ANCHORAGE — Defending champion Lance Mackey pulled into the checkpoint at Nikolai on Tuesday just two days into the Iditarod Trail Sled Dog Race and said a fifth victory does not look promising.
According to the Iditarod’s official Website, Mackey pulled into the checkpoint carrying two dogs in his sled, and had just put a third dog back in the team after carrying it for a ways. Mushers will carry dogs when they aren’t pulling well so they don’t slow down the team.
“I’ve had lots of bad luck,” Mackey told the website when asked how his race was going.
But the Fairbanks musher who has won the world’s longest sled dog race four consecutive times was quick to say, just like in previous Iditarods, his race could turn around and he could end up on top.
“I’m not saying I’m out of it by any means but it sure don’t look too promising at this point,” Mackey said.
Mackey left the Nikolai checkpoint about 350 miles from Anchorage with a 12-dog team, considered small for this early in the 1,150-mile race to Nome. Mushers normally begin the race with 16-dog teams and must finish with at least six. Mushers will leave dogs at checkpoints where they will be cared for and flown back to Anchorage if they are sick, injured or not performing well.

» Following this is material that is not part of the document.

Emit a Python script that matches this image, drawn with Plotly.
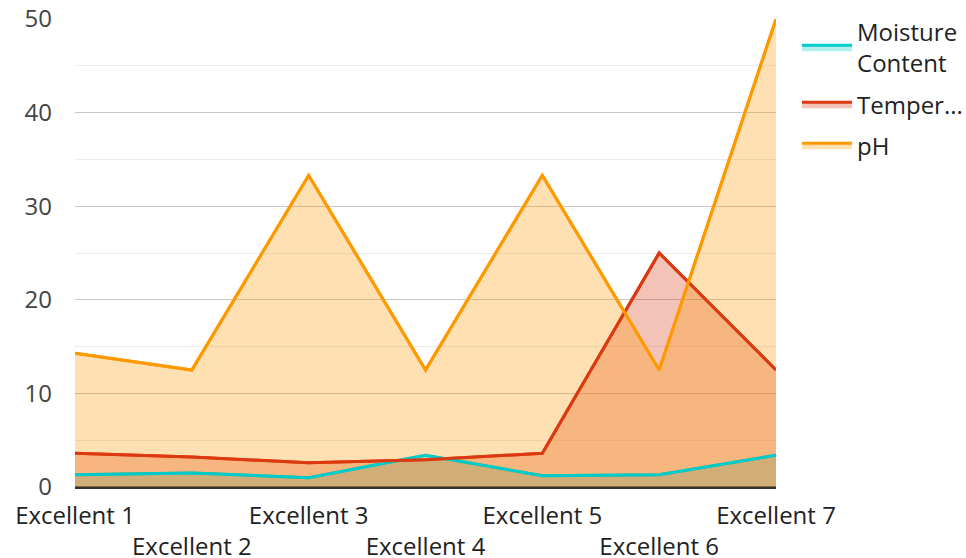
import plotly.graph_objects as go

categories = ["Excellent 1", "Excellent 2", "Excellent 3", "Excellent 4", "Excellent 5", "Excellent 6", "Excellent 7"]
tick_labels = ["Excellent 1", "<br>Excellent 2", "Excellent 3", "<br>Excellent 4", "Excellent 5", "<br>Excellent 6", "Excellent 7"]
moisture = [1.3, 1.5, 1.0, 3.4, 1.2, 1.3, 3.4]
temperature = [3.6, 3.2, 2.6, 2.9, 3.6, 25.0, 12.5]
ph = [14.3, 12.5, 33.3, 12.5, 33.3, 12.5, 50.0]

series = [
    ("Moisture<br>Content", moisture, "#00cccc", "rgba(0,204,204,0.3)"),
    ("Temper...", temperature, "#dc3912", "rgba(220,57,18,0.3)"),
    ("pH", ph, "#ff9900", "rgba(255,153,0,0.3)"),
]

xs = list(range(len(categories)))
fig = go.Figure()
# filled areas first (these carry the legend entries)
for i, (name, vals, col, fcol) in enumerate(series):
    fig.add_trace(go.Scatter(
        x=xs, y=vals, name=name, mode="lines", legendgroup=f"g{i}",
        line=dict(color=col, width=3), fill="tozeroy", fillcolor=fcol,
        hoverinfo="skip",
    ))
# lines drawn on top of all fills
for i, (name, vals, col, fcol) in enumerate(series):
    fig.add_trace(go.Scatter(
        x=xs, y=vals, name=name, mode="lines", legendgroup=f"g{i}",
        line=dict(color=col, width=3), showlegend=False,
    ))

fig.update_layout(
    width=966, height=558,
    margin=dict(l=75, r=190, t=19, b=71, autoexpand=False),
    paper_bgcolor="white", plot_bgcolor="white",
    font=dict(family="Open Sans", size=24, color="#444"),
    showlegend=True,
    legend=dict(x=1.03, y=1.02, xanchor="left", yanchor="top", itemwidth=50,
                font=dict(size=24, color="#222"), tracegroupgap=7,
                traceorder="grouped"),
    xaxis=dict(
        tickmode="array", tickvals=xs, ticktext=tick_labels, tickangle=0,
        range=[0, 6], showgrid=False, zeroline=False, showline=False,
        ticks="", tickfont=dict(size=24, color="#222"), automargin=False,
        ticklabelstandoff=12,
    ),
    yaxis=dict(
        range=[0, 50], dtick=10, showgrid=True, gridcolor="#c8c8c8", gridwidth=1,
        zeroline=True, zerolinecolor="#333", zerolinewidth=3,
        minor=dict(dtick=5, showgrid=True, gridcolor="#ebebeb", gridwidth=1),
        tickfont=dict(size=24, color="#444"), ticks="", ticklabelstandoff=22,
        automargin=False,
    ),
)

fig.write_html("out.html")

Mackey said he wasn’t driving his team hard or cutting rest and couldn’t explain why some of his veteran dogs — those that have gone to Nome before — were having difficulties, except to say the trail was demanding in certain places.
Mackey was in third place Tuesday, behind Sebastian Schnuelle and four-time champion Martin Buser who was leading the race.
Mackey wasn’t the only race-hardened veteran to be having trouble.
Buser lost valuable time when his dog team became entangled with Jamaican musher Newton Marshall’s team. Five of Buser’s dogs got loose. Another musher found three of the dogs and two trotted into the next checkpoint on their own, but the mishap cost Buser time as he waited for his dogs in the Rainy Pass checkpoint.
It looked like five-time champion Rick Swenson might scratch after crashing his sled and perhaps breaking his collarbone. Swenson was in 21st place and resting his team Tuesday afternoon in Nikolai.
Race spokesman Chas St. George said if Swenson decides to continue on to McGrath X-rays could be taken and he could see a doctor. If he decides he’s had enough, he could be flown to Anchorage to get medical treatment.
Veteran musher DeeDee Jonrowe veered off the trail and briefly was lost before turning around and returning to the checkpoint at Finger Lake. She was in 18th place.
St. George said the trail was hard and fast this year and it promised to be a fast race.
Buser holds the race record of eight days, 22 hours and 46 minutes set in 2002. His teams tend to do well on a hard and fast trail.
Mackey finished the 2010 race in eight days, 23 hours, 59 minutes — the second-fastest finish in Iditarod history.
Race officials also said Tuesday afternoon that veteran musher Paul Gebhardt scratched in Nikolai out of concern for his team. Gebhardt has twice finished the race in second place.